Anyone with a giving budget can open a donor-advised fund—no private foundation required. The vehicle is now the fastest-growing philanthropic account in the United States because it bundles immediate tax relief with years-long payout flexibility, Fidelity Charitable reports.
How a donor-advised fund actually works
You open the account at a sponsoring 501(c)(3)—a community foundation, university, or the charitable arm of a brokerage such as Schwab, Fidelity, or Vanguard.
Your opening gift can be cash, appreciated stock, cryptocurrency, even shares of a privately held company.
The sponsor immediately legalizes the transfer, making it irrevocable; you, however, retain the right to recommend future grants to any IRS-qualified public charity.
Because the assets now belong to the sponsor, you receive the full charitable deduction in the year you fund the account, provided you itemize deductions on Schedule A.
Tax math you must clear first
The deduction only helps if your total itemized deductions surpass the standard deduction set each year by the IRS.
For the 2023 filing season that meant topping $13,850 for single filers or $27,700 for joint filers; in 2024 the bar rises to $14,600 and $29,200 respectively.
Taxpayers who bundle several years of giving into one “bunching” year frequently clear the threshold, then glide back to the standard deduction in off-years.
Offsetting up to 30 percent of adjusted gross income with long-term appreciated securities, or 60 percent with cash, can further trim lifetime tax drag.
Any unused deduction can be carried forward for five additional tax years, giving households runway to stagger the benefit.
Growth engine inside the account
Assets you do not grant out remain invested in pools resembling mutual funds or ETFs—often with expense ratios below 0.20 percent at large commercial sponsors.
Historical returns near 7 percent, net of fees, imply an untouched $25,000 block could double roughly every decade, magnifying future charitable impact without fresh deposits.
Sponsors typically offer risk-based models; aggressive choices suit donors who expect a long runway before distribution, while money-market sleeves work for imminent grant-makers.
All appreciation escapes capital-gains tax, so donating low-basis stock rather than selling it first eliminates the 15, 20, or 23.8 percent levy you would otherwise owe.

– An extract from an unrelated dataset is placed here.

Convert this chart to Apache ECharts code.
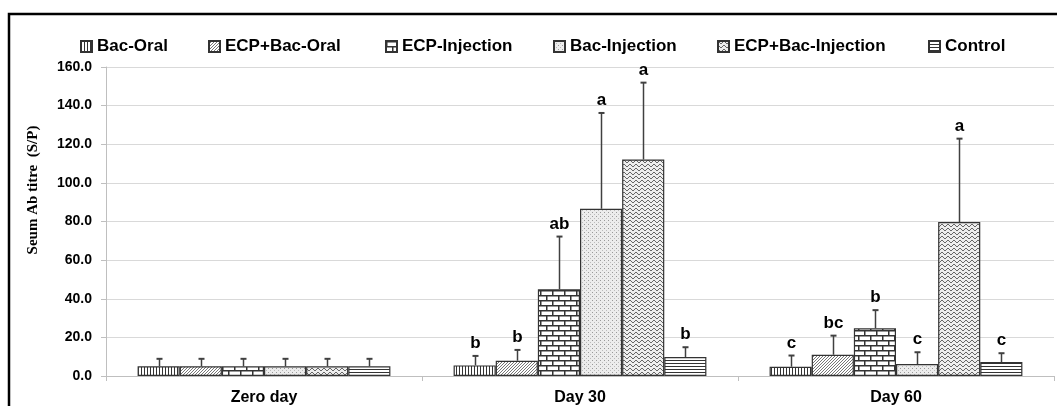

Control levers and legal limits
Although colloquially called “donor-controlled,” the law requires the sponsoring board to own final grant approval; variance power is rarely invoked except when a recommendation benefits a private individual or violates public-policy rules.
You may name successor advisers—spouse, child, grandchild—allowing multi-generational family philanthropy without the 5 percent annual payout imposed on private foundations.
Grants cannot reimburse you for gala tickets, pledge payments, or political campaigns, and you may not receive goods or services in return.
Most sponsors enforce a $50–$500 minimum grant size and allow international giving through intermediary charities, expanding the usable universe to thousands of nonprofits.
Cost profile vs. charitable trust
Opening minimums have fallen to zero at some digital-first platforms; household-name sponsors still hover between $5,000 and $25,000.
Annual administrative fees—often 0.60 percent on the first $500,000—drop on a sliding scale and are separate from the underlying investment expense.
By contrast, a charitable remainder trust demands attorney drafting, ongoing tax filings, and annual valuations, easily topping $5,000 in setup cost and hours of trustee labor.
Flexibility is another differentiator: donor-advised funds allow you to raise or lower annual giving to match cash-flow needs, whereas remainder trusts pay a fixed annuity and cannot accept additional contributions.
Action Steps
- Verify you will itemize deductions this year; if not, consider bunching two or three years of gifts into one deposit.
- Identify appreciated holdings in your taxable portfolio; transfer them in-kind to avoid capital-gains recognition.
- Compare sponsor investment menus and fee schedules; request a sample grant-approval timeline before opening.
- Draft a giving mission statement with family members, then schedule quarterly grant-review dates to keep the account active—most sponsors require at least one grant every five years.